Over the course of this fateful year, Richard obsesses over his fellow classmates. He wastes his time, abandons rationality, and loses his personality in pursuit of their validation. The members bear an impossible sense of immortality, a concept alien to Richard; perhaps a result of his unexceptional, effervescent childhood. An overwhelming sense of magnitude seems to loom over the Greek students, fascinating Richard. His fatal flaw, a potent thirst for eternal beauty, prompts him to sacrifice everything in hopes of his classmates accepting him. After only a few weeks of classes, Richard has grown ignorant to his precious friends’ faults. He trails the students’ treacherous journey, blinded by this innate desire to live aesthetically. Richard’s fatal flaw, an indomitable hunger for the picturesque, drives him to madness. His delusion even compels him to justify the murder of his friend Bunny, another classics scholar.
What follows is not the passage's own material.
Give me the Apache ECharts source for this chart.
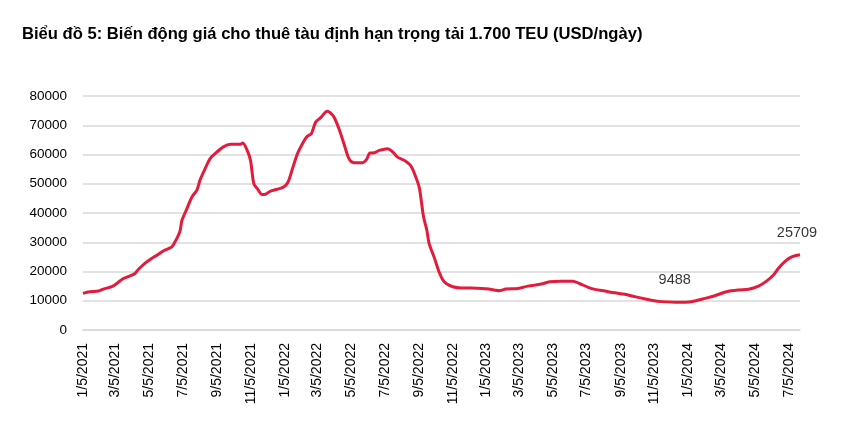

After Bunny’s murder, the Greek clique crumbles apart. In a pivotal outburst, one drunken student accidentally shoots Richard in the stomach. He looks up, stunned, at his quarrelling companions. Unbothered, they barely glance at his blossoming wounds before returning their attention to the current dispute. After sacrificing his sanity in search of undying glory and recognition from his peers, Richard realises he was never more than an asset to the class, a tool at their disposal.
Everyone seems to move on from that year’s events; they overlook Bunny’s death and abandon their degrees, intent on living ordinary lives. Yet, eight years later, Richard cannot shake their crimes from his conscience, nor conceal such terrible secrets. His classmates refuse to acknowledge the truth. In recounting the year’s tragedies, Richard immortalises himself and recaptures the aesthetic he once coveted. Although Richard’s fatal flaw dragged him down paths of irreversible treachery, he still managed to perpetuate the picturesque via literature, from whence the fatal flaw emerged.